Nose: Initially closed off and youngish, it needs water and time. Banana, canned pineapple, pear, vanilla custard, cranberry sauce, dark honey, brown sugar, and some faint baking spices. Not quite as clean and coastal as the core range, but with a stronger sherry presence. Interesting.
Palate: A salty arrival, which moves into some rich and luxurious dessert notes. Hazelnut coffee, milk chocolate, whipped cream, caramel, brownies, gingerbread, orange juice, and Nanaimo bars (How's that for a Canadian reference!).

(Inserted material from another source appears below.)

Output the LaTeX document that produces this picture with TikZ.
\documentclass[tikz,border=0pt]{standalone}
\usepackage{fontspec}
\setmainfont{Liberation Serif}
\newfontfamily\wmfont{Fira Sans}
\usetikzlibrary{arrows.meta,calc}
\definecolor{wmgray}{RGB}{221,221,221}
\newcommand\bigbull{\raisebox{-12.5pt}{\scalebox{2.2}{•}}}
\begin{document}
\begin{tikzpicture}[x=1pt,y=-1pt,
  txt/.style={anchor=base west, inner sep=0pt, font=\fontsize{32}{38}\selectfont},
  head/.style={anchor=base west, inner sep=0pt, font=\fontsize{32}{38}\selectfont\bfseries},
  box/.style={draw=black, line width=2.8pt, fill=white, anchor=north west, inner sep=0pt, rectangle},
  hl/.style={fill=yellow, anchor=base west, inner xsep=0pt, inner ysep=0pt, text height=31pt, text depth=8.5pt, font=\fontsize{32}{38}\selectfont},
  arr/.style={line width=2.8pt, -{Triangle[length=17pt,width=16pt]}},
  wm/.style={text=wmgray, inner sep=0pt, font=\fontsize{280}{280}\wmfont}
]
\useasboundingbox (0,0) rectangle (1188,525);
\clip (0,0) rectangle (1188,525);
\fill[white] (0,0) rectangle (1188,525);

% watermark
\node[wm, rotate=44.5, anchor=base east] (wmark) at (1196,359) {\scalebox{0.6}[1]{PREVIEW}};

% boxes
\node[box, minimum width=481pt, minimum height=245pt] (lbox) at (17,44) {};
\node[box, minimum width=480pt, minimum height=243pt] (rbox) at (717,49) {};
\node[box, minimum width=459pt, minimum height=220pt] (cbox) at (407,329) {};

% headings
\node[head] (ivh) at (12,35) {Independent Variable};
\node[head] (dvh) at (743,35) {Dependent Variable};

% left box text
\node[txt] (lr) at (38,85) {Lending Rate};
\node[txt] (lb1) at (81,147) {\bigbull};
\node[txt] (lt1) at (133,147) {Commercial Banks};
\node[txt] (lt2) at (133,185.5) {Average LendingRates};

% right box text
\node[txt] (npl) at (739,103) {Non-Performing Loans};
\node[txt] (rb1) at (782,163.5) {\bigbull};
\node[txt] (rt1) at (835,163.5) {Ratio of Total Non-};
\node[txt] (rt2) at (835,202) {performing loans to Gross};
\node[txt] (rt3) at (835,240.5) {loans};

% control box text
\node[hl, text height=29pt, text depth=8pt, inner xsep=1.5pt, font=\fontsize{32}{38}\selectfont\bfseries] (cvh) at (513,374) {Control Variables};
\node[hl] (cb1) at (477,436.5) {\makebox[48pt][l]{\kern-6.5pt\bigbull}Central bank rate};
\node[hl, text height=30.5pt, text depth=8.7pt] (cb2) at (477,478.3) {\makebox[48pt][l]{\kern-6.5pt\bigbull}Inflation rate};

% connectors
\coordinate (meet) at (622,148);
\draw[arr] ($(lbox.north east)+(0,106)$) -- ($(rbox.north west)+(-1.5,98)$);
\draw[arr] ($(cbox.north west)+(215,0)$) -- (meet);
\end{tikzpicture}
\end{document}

Finish: Rather long and complex. Oak, white chocolate, and cinnamon dominate. Gingerbread cookies, brine, fennel, faint smoke, honey, herbs, citrus, citronella, apple sauce, and heather are also here.

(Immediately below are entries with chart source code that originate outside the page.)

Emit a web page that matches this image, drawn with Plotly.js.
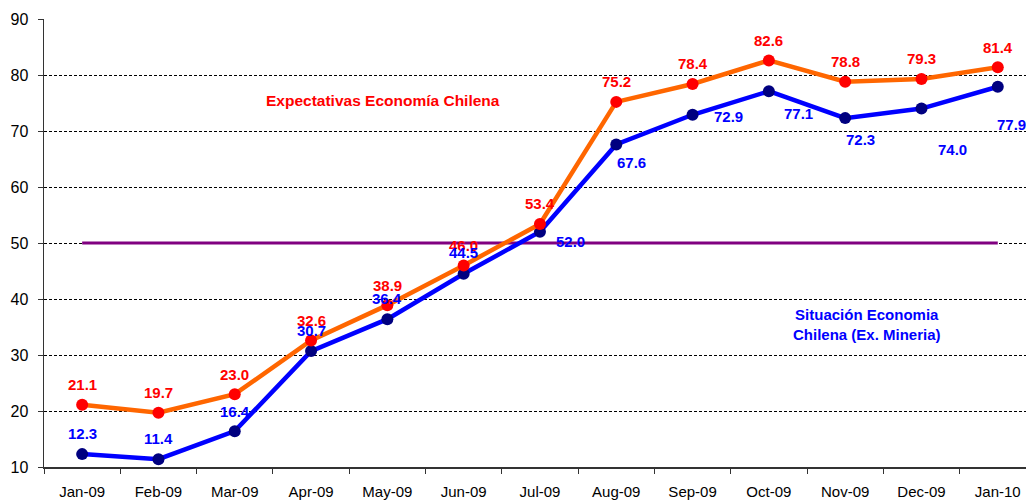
<!DOCTYPE html>
<html>
<head>
<meta charset="utf-8">
<script src="https://cdn.plot.ly/plotly-3.0.1.min.js"></script>
<style>html,body{margin:0;padding:0;background:#fff;}#chart{width:1026px;height:500px;}</style>
</head>
<body>
<div id="chart"></div>
<script>
const months = ["Jan-09","Feb-09","Mar-09","Apr-09","May-09","Jun-09","Jul-09","Aug-09","Sep-09","Oct-09","Nov-09","Dec-09","Jan-10"];
const expectativas = [21.1, 19.7, 23.0, 32.6, 38.9, 46.0, 53.4, 75.2, 78.4, 82.6, 78.8, 79.3, 81.4];
const situacion = [12.3, 11.4, 16.4, 30.7, 36.4, 44.5, 52.0, 67.6, 72.9, 77.1, 72.3, 74.0, 77.9];
const neutral = [50, 50, 50, 50, 50, 50, 50, 50, 50, 50, 50, 50, 50];
const yTicks = [10, 20, 30, 40, 50, 60, 70, 80, 90];

// label offsets (pixels) for the blue series labels
const blueOffX = [0, 0, 0, 0, 0, 0, 31, 15, 36, 30, 15, 31, 14];
const blueOffY = [21, 21, 20, 21, 21, 21, -10, -18, -2, -22, -21, -41, -38];

const font = "Arial, 'Liberation Sans', sans-serif";

const traces = [
  {x: months, y: neutral, type: "scatter", mode: "lines",
   line: {color: "#800080", width: 3}, hoverinfo: "skip"},
  {x: months, y: situacion, type: "scatter", mode: "lines+markers",
   line: {color: "#0000FF", width: 4.5},
   marker: {color: "#000080", size: 12}},
  {x: months, y: expectativas, type: "scatter", mode: "lines+markers",
   line: {color: "#FF6600", width: 4.5},
   marker: {color: "#FF0000", size: 12}}
];

const annotations = [];
months.forEach((m, i) => {
  annotations.push({x: m, y: expectativas[i], text: "<b>" + expectativas[i].toFixed(1) + "</b>",
    showarrow: false, yshift: 20, font: {family: font, size: 15, color: "#FF0000"}});
});
months.forEach((m, i) => {
  annotations.push({x: m, y: situacion[i], text: "<b>" + situacion[i].toFixed(1) + "</b>",
    showarrow: false, xshift: blueOffX[i], yshift: blueOffY[i],
    font: {family: font, size: 15, color: "#0000FF"}});
});
annotations.push({xref: "paper", yref: "paper", x: 0.345, y: 0.817, xanchor: "center", yanchor: "middle",
  text: "<b>Expectativas Economía Chilena</b>",
  showarrow: false, font: {family: font, size: 15.5, color: "#FF0000"}});
annotations.push({xref: "paper", yref: "paper", x: 0.838, y: 0.318, xanchor: "center", yanchor: "middle",
  text: "<b>Situación Economia<br>Chilena (Ex. Mineria)</b>",
  showarrow: false, align: "center", font: {family: font, size: 15, color: "#0000FF"}});

const layout = {
  width: 1026, height: 500,
  margin: {l: 44, r: 0, t: 19, b: 33},
  paper_bgcolor: "#fff", plot_bgcolor: "#fff",
  showlegend: false,
  font: {family: font, color: "#000"},
  xaxis: {
    type: "category", range: [-0.5, 12.37],
    tickson: "boundaries", ticks: "outside", ticklen: 5, tickcolor: "#333",
    showline: true, linecolor: "#333", linewidth: 1.5,
    showgrid: false, ticklabelstandoff: 10,
    tickfont: {family: font, size: 15, color: "#000"}
  },
  yaxis: {
    range: [10, 90], tickvals: yTicks, ticks: "outside", ticklen: 5, tickcolor: "#333",
    showline: true, linecolor: "#333", linewidth: 1.5,
    showgrid: true, gridcolor: "#000", gridwidth: 1, griddash: "3px,2px",
    zeroline: false, ticklabelstandoff: 6,
    tickfont: {family: font, size: 16, color: "#000"}
  },
  annotations: annotations
};

Plotly.newPlot("chart", traces, layout, {displayModeBar: false, staticPlot: true});
</script>
</body>
</html>
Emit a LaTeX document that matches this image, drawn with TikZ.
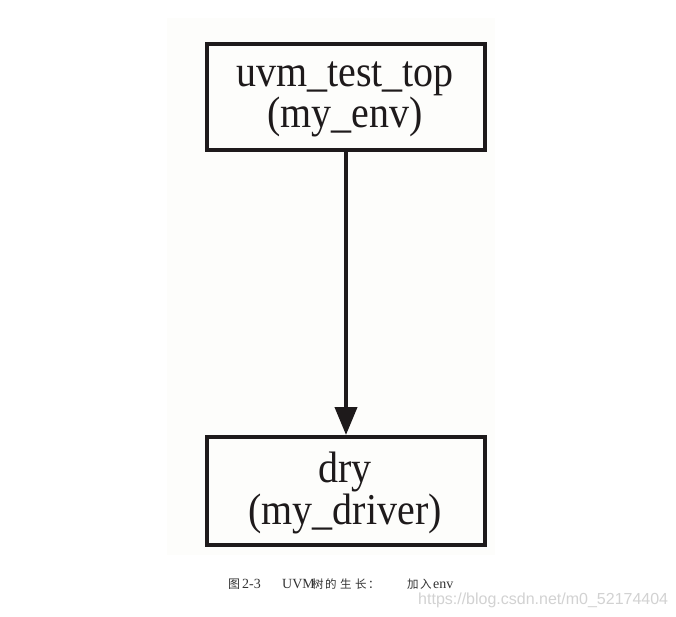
\documentclass[tikz,border=0pt]{standalone}
\usepackage{fontspec}
\setmainfont{Liberation Serif}
\newfontfamily\capcjk{Noto Sans CJK SC}
\newfontfamily\wmfont{Liberation Sans}
\usetikzlibrary{arrows.meta}
\definecolor{ink}{HTML}{1E1A1B}
\definecolor{panel}{HTML}{FDFDFB}
\definecolor{captxt}{HTML}{333333}
\definecolor{wmgray}{HTML}{D2D2D2}
\newcommand{\boxtxt}[1]{\scalebox{1}[1.1]{\fontsize{40}{44}\selectfont #1}}
\begin{document}
\begin{tikzpicture}[x=1pt,y=-1pt,
  treebox/.style={draw=ink,line width=4pt,minimum width=278pt,inner sep=0pt},
  boxlabel/.style={anchor=base,inner sep=0pt,text=ink},
  link/.style={draw=ink,line width=4pt,-{Triangle[length=28pt,width=22pt]}}]
\useasboundingbox (0,0) rectangle (676,617);
\fill[white] (0,0) rectangle (676,617);
\fill[panel] (167,18) rectangle (495,555);
\node[treebox,minimum height=106pt] (top) at (346,97.5) {};
\node[treebox,minimum height=107.5pt] (drv) at (346,490.75) {};
\node[boxlabel] (topA) at (345,87) {\boxtxt{uvm\_test\_top}};
\node[boxlabel] (topB) at (345,128) {\boxtxt{(my\_env)}};
\node[boxlabel] (drvA) at (345,482) {\boxtxt{dry}};
\node[boxlabel] (drvB) at (345,524) {\boxtxt{(my\_driver)}};
\draw[link] (top.south) -- (drv.north);
\node[anchor=base west,inner sep=0pt,text=captxt] (cap) at (228,588)
  {\makebox[14pt][l]{\capcjk\fontsize{12}{12}\selectfont 图}%
   \makebox[40pt][l]{\fontsize{14}{14}\selectfont 2-3}%
   \makebox[30pt][l]{\fontsize{14}{14}\selectfont UVM}%
   \makebox[13pt][l]{\capcjk\fontsize{11.5}{12}\selectfont 树}%
   \makebox[15pt][l]{\capcjk\fontsize{11.5}{12}\selectfont 的}%
   \makebox[15pt][l]{\capcjk\fontsize{11.5}{12}\selectfont 生}%
   \makebox[13pt][l]{\capcjk\fontsize{11.5}{12}\selectfont 长}%
   \makebox[39pt][l]{\capcjk\fontsize{11.5}{12}\selectfont ：}%
   \makebox[13pt][l]{\capcjk\fontsize{11.5}{12}\selectfont 加}%
   \makebox[13pt][l]{\capcjk\fontsize{11.5}{12}\selectfont 入}%
   {\fontsize{14}{14}\selectfont env}};
\node[anchor=base west,inner sep=0pt,text=wmgray,font=\wmfont\fontsize{16}{16}\selectfont] (wm) at (418,604) {https://blog.csdn.net/m0\_52174404};
\end{tikzpicture}
\end{document}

Thoughts: Not the Pulteney you know for sure. The sherry presence is stronger and sweeter than it is with the core range, lending some fruity complexity. True to form, there’s still a strong salty/coastal element to this. But it’s surely the sweetest Pulteney I’ve tried. The luxurious dessert notes on the palate were unexpected. And the oak, white chocolate, and cinnamon flavours give it a certain character. A good whisky, but I wouldn't quite call it balanced, and it takes a certain mood. But it's salty, sweet, and even a little savory. I think it deserves more love than it gets, despite the fact that Pulteney’s core range is better value for money.